**YOUR INSTRUCTIONS:**
Begin the copy with the line that contains "Emit a Python" and end it with the line that contains "plt.rcParams['mathtext.it'] = 'Liberation". Print these lines exactly and omit all pictures.

══ RAW DATA

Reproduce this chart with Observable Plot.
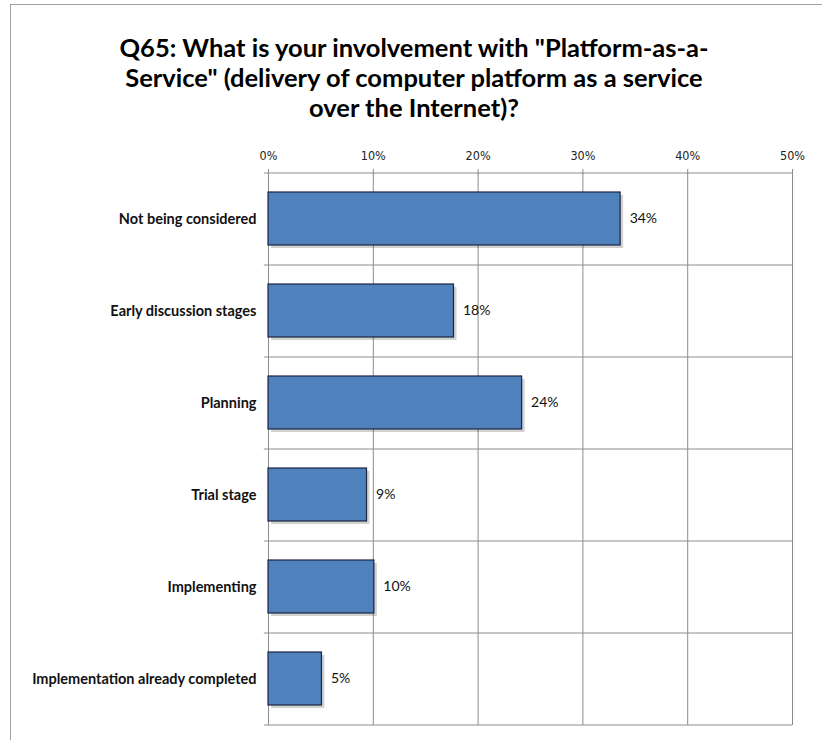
<!DOCTYPE html>
<html>
<head>
<meta charset="utf-8">
<script src="https://cdn.jsdelivr.net/npm/d3@7"></script>
<script src="https://cdn.jsdelivr.net/npm/@observablehq/plot@0.6"></script>
<style>
  html, body { margin: 0; padding: 0; background: #fff; }
  #wrap { position: relative; width: 822px; height: 740px; overflow: hidden; }
  #frame { position: absolute; left: 10px; top: 4px; width: 830px; height: 760px; border: 1px solid #a0a0a0; box-sizing: border-box; }
  #title { position: absolute; left: 10px; width: 808px; top: 32px; text-align: center;
    font-family: Lato, "Open Sans", sans-serif; font-weight: bold; font-size: 25.5px; line-height: 30px; color: #000; }
  #chart { position: absolute; left: 0; top: 0; }
</style>
</head>
<body>
<div id="wrap">
  <div id="frame"></div>
  <div id="chart"></div>
  <div id="title">Q65: What is your involvement with "Platform-as-a-<br>Service" (delivery of computer platform as a service<br>over the Internet)?</div>
</div>
<script>
const categories = [
  "Not being considered",
  "Early discussion stages",
  "Planning",
  "Trial stage",
  "Implementing",
  "Implementation already completed"
];
const values = [33.6, 17.7, 24.2, 9.4, 10.1, 5.1];
const xTicks = [0, 10, 20, 30, 40, 50];

const data = categories.map((c, i) => ({category: c, value: values[i]}));

const W = 822, H = 740;
const mL = 268, mR = 30, mT = 173, mB = 15;
const step = (H - mT - mB) / categories.length;
const grid = "#8c8c8c";

const plot = Plot.plot({
  width: W,
  height: H,
  marginLeft: mL,
  marginRight: mR,
  marginTop: mT,
  marginBottom: mB,
  style: {background: "transparent", fontFamily: "Lato, 'Open Sans', sans-serif"},
  x: {domain: [0, 50], axis: null},
  y: {domain: categories, paddingInner: 0.42, paddingOuter: 0.21, axis: null},
  marks: [
    // vertical gridlines
    Plot.ruleX(xTicks, {stroke: grid, strokeWidth: 1, strokeOpacity: 1}),
    // horizontal gridlines at band boundaries
    Plot.ruleY(categories, {y: d => d, dy: -step / 2, x1: -0.4, x2: 50, stroke: grid, strokeWidth: 1, strokeOpacity: 1}),
    Plot.ruleY(categories.slice(-1), {y: d => d, dy: step / 2, x1: -0.4, x2: 50, stroke: grid, strokeWidth: 1, strokeOpacity: 1}),
    // top axis ticks
    Plot.axisX(xTicks, {anchor: "top", label: null, tickSize: 5, tickPadding: 9, tickFormat: d => d + "%", fontSize: 12.5, stroke: grid, color: "#222", fontFamily: "'Liberation Sans Narrow', 'DejaVu Sans Condensed', sans-serif"}),
    // shadow
    Plot.barX(data, {y: "category", x: "value", dx: 3, dy: 3, fill: "#000", fillOpacity: 0.18}),
    // bars
    Plot.barX(data, {y: "category", x: "value", fill: "#4f81bd", stroke: "#1a2540", strokeWidth: 1.2}),
    // value labels
    Plot.text(data, {y: "category", x: "value", text: d => Math.round(d.value) + "%", dx: 9, textAnchor: "start", fontSize: 14, fill: "#111"}),
    // category labels
    Plot.axisY({anchor: "left", label: null, tickSize: 0, tickPadding: 12, fontSize: 14.5, fontWeight: "bold", color: "#111"})
  ]
});
document.getElementById("chart").appendChild(plot);
</script>
</body>
</html>
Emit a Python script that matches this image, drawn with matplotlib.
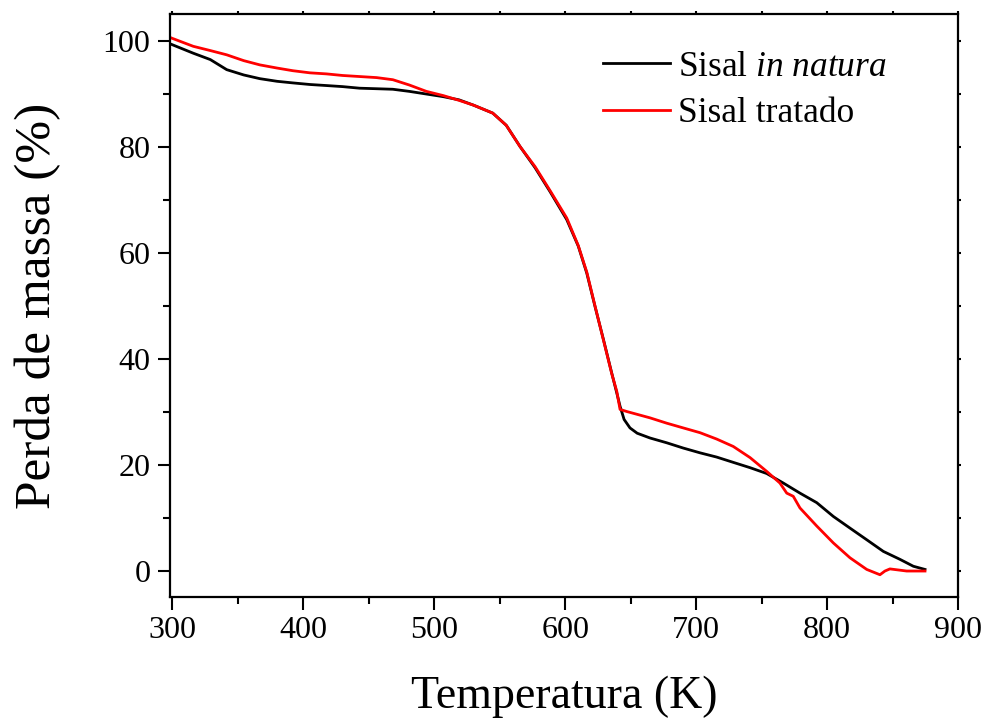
import matplotlib
matplotlib.use("Agg")
import matplotlib.pyplot as plt
from matplotlib.ticker import MultipleLocator

plt.rcParams['font.family'] = ['Liberation Serif', 'DejaVu Serif']
plt.rcParams['mathtext.fontset'] = 'custom'
plt.rcParams['mathtext.rm'] = 'Liberation Serif'
plt.rcParams['mathtext.it'] = 'Liberation Serif:italic'

# Sisal in natura (black)
T_natura = [298, 300, 316, 329, 341.5, 354.5, 366.8, 380, 392, 405, 417.7, 430, 443, 456, 468.4, 481, 494,
            507, 519, 530, 544.7, 555, 565.5, 577, 588.4, 601.2, 610, 616.5, 622.8, 629.2, 635.5, 639.4,
            641.9, 645, 649.5, 655, 664.8, 677.5, 690.2, 703, 715.7, 728.4, 741.2, 753.9, 766.6, 779.3,
            792.1, 804.8, 817.5, 830.3, 843, 855.7, 865.9, 874.8]
m_natura = [99.4, 99.2, 97.6, 96.4, 94.5, 93.5, 92.8, 92.3, 92.0, 91.7, 91.5, 91.3, 91.0, 90.9, 90.8, 90.4, 89.9,
            89.4, 88.8, 87.8, 86.3, 84.0, 80.0, 76.0, 71.5, 66.2, 61.2, 56.1, 49.8, 43.6, 37.3, 33.5,
            31.0, 28.5, 26.9, 25.9, 25.0, 24.1, 23.1, 22.2, 21.4, 20.4, 19.4, 18.3, 16.5, 14.6,
            12.8, 10.2, 8.0, 5.8, 3.6, 2.1, 0.8, 0.2]

# Sisal tratado (red)
T_tratado = [298, 300, 316, 329, 341.5, 354.5, 366.8, 380, 392, 405, 417.7, 430, 443, 456, 468.4, 481, 494,
             507, 519, 530, 544.7, 555, 565.5, 577, 588.4, 601.2, 610, 616.5, 622.8, 629.2, 635.5, 639.4,
             641.9, 647, 664.8, 677.5, 690.2, 703, 715.7, 728.4, 741.2, 753.9, 764, 769.2, 774.2, 779.3,
             792.1, 804.8, 817.5, 830.3, 840.4, 844.2, 848, 860.8, 874.8]
m_tratado = [100.6, 100.4, 98.9, 98.1, 97.3, 96.2, 95.4, 94.8, 94.3, 93.9, 93.7, 93.4, 93.2, 93.0, 92.6, 91.6, 90.4,
             89.6, 88.7, 87.8, 86.3, 84.0, 80.0, 76.2, 71.7, 66.5, 61.3, 56.3, 49.9, 43.5, 37.2, 33.8,
             30.4, 30.0, 28.8, 27.8, 26.9, 26.0, 24.8, 23.4, 21.3, 18.7, 16.5, 14.6, 14.0, 11.8,
             8.4, 5.2, 2.4, 0.2, -0.8, -0.1, 0.3, -0.1, -0.1]

label_natura = r'Sisal $\mathit{in\ natura}$'
label_tratado = 'Sisal tratado'

fig = plt.figure(figsize=(9.87, 7.2), dpi=100)
ax = fig.add_axes([170/987, 1-597/720, (958-170)/987, (597-14)/720])

ax.plot(T_natura, m_natura, color='black', lw=2.0, label=label_natura)
ax.plot(T_tratado, m_tratado, color='#ff0000', lw=2.0, label=label_tratado)

ax.set_xlim(298.2, 900)
ax.set_ylim(-5, 105)
ax.xaxis.set_major_locator(MultipleLocator(100))
ax.xaxis.set_minor_locator(MultipleLocator(50))
ax.yaxis.set_major_locator(MultipleLocator(20))
ax.yaxis.set_minor_locator(MultipleLocator(10))

for s in ax.spines.values():
    s.set_linewidth(1.6)

ax.tick_params(which='both', direction='out', width=1.5, labelsize=23,
               top=True, right=True)
ax.tick_params(which='major', length=9, pad=5)
ax.tick_params(which='minor', length=5)
for t in ax.xaxis.get_major_ticks() + ax.xaxis.get_minor_ticks():
    t.tick2line.set_markersize(2)
for t in ax.yaxis.get_major_ticks() + ax.yaxis.get_minor_ticks():
    t.tick2line.set_markersize(2)

ax.set_xlabel('Temperatura (K)', fontsize=33, labelpad=22)
ax.set_ylabel('Perda de massa (%)', fontsize=37, labelpad=30)

leg = ax.legend(loc='upper left', bbox_to_anchor=(0.549, 0.937), frameon=False,
                fontsize=25.5, handlelength=1.9, handletextpad=0.22, labelspacing=0.38,
                borderpad=0, borderaxespad=0)

fig.savefig('out.png', dpi=100)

════

**TASK RESPONSE:**
Emit a Python script that matches this image, drawn with matplotlib.
import matplotlib
matplotlib.use("Agg")
import matplotlib.pyplot as plt
from matplotlib.ticker import MultipleLocator

plt.rcParams['font.family'] = ['Liberation Serif', 'DejaVu Serif']
plt.rcParams['mathtext.fontset'] = 'custom'
plt.rcParams['mathtext.rm'] = 'Liberation Serif'
plt.rcParams['mathtext.it'] = 'Liberation Serif:italic'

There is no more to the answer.